Prediction and characterization of the HMgH⋯LiX (X = H, OH, F, CCH, CN, and NC) complexes: a lithium–hydride lithium bond
Abstract
In the present paper, a new type of lithium bonding complex HMgH⋯LiX (X = H, OH, F, CCH, CN, and NC) has been predicted and characterized. Their geometries (C∞v) with all real harmonic vibrational frequencies were obtained using the second-order Møller–Plesset perturbation theory (MP2) with 6-311++G(d,p) basis set. For each HMgH⋯LiX complex, a lithium bond is formed between the negatively charged H atom of an HMgH molecule and the positively charged Li atom of an LiX molecule. Due to the formation of the complexes, the Mg–H and Li–H bonds are elongated.
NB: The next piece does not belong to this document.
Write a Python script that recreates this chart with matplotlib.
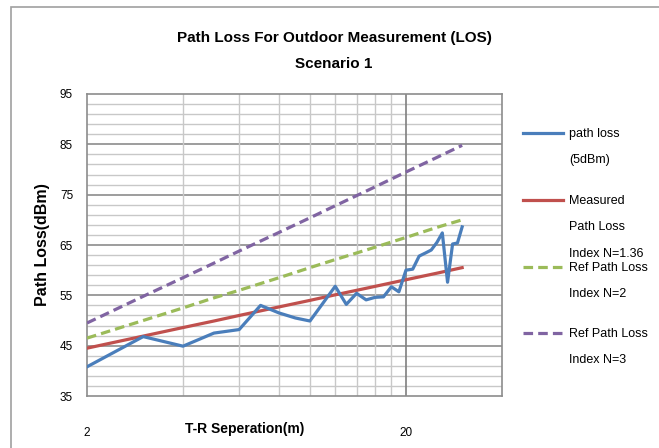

Interestingly, the Li–X harmonic vibrational stretching frequency is blueshifted in the HMgH⋯LiX (Y = CCH, CN, and NC) complexes and redshifted in the HMgH⋯LiX (X = H, OH, and F) complexes. The binding energy of this type of lithium bond ranges from 12.18 to 15.96 kcal mol−1, depending on the chemical environment of the lithium. The nature of lithium–hydride lithium bond has also been analyzed with natural bond orbital (NBO) and atoms in molecules (AIM).